Had you known much about India's landmark decriminalisation of homosexuality before you started working on this project, and how important was it to incorporate members of the Queer South Asian community in the writing process?

Our devising phase, which involved speaking to multiple members of the Queer South Asian community and a lot of desktop research, was absolutely crucial to making the play a success. I wasn’t personally aware of India’s very recent decriminalisation of homosexuality, nor the non-linear path it took to get here. I also wasn’t aware of the racism faced by a lot of South Asians within the queer community here in the UK. To tell a truthful story, we needed to understand this in as much depth as we could, and continually ask for feedback from our research participants, and our audiences. 


Has the show changed much since its 2019 debut?

We’ve made a lot of improvements to it as we’ve matured as a team, but the core story remains the same. 


"It felt like a chance to express yourself and experiment in a way that you cant in normal life."

What has been the most valuable lesson you have taken away from this experience and what does Rajesh and Nareshsay about you and the type of theatre you want to create?

Diversity in the arts isn’t just something we should be working for, it creates great work! I want to keep making space for stories we’ve never seen and heard before.  


As a director do you think you will allow yourself and your cast much flexibility with the text once your show is running or will you stick to what’s been written?
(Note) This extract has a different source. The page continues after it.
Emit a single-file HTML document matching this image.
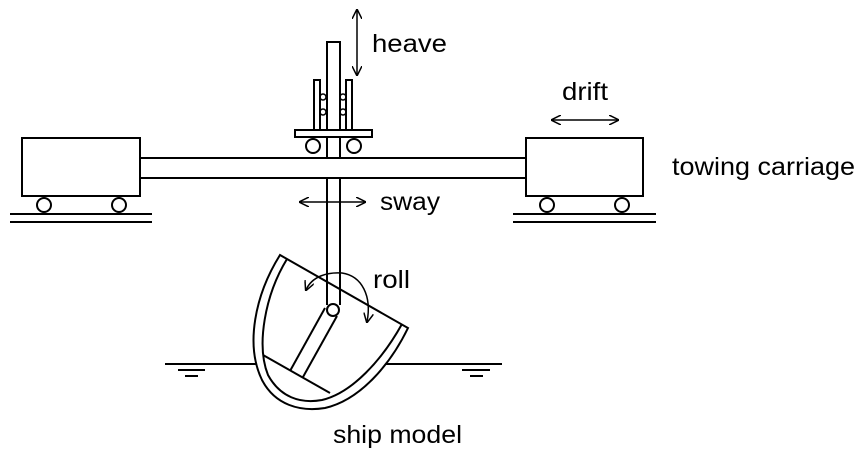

Since this is a devised work, I’m totally flexible. It should be a living, breathing show and evolve as we do. So long as we’re maintaining the integrity of the script – which James has written so beautifully – I don’t have an issue changing things. 


Where did your passion for theatre come from? 

I’m not sure, I’ve really just always loved performing and later came to love directing. It felt like a chance to express yourself and experiment in a way that you can’t in normal life. Even today I love the conversations you have in rehearsals.I think you can get to something deeper about the human experience, and build intense empathy with people. 


Do you have any advice, tips or suggestions you would offer anyone wanting to get into theatre directing and producing?

Confidence is key to directing, which is quite hard at the beginning when you feel like you don’t know what you’re doing. With ŠITE Productions, we write, rehearse and perform short plays in 24 hours, which is brilliant because you don’t have time to think about your decisions. You just make choices, and see what works or doesn’t at the end. I think these kind of exercises are fun and help build your skills and confidence, so my advice would be to look out for opportunities like that when you’re starting off. 


And finally, what do you want your fringe audiences to take away from Rajesh and Naresh?

I want audiences to feel like I did when I first watched Bend it Like Beckham – empowered, open, and uplifted. Ready to change the world!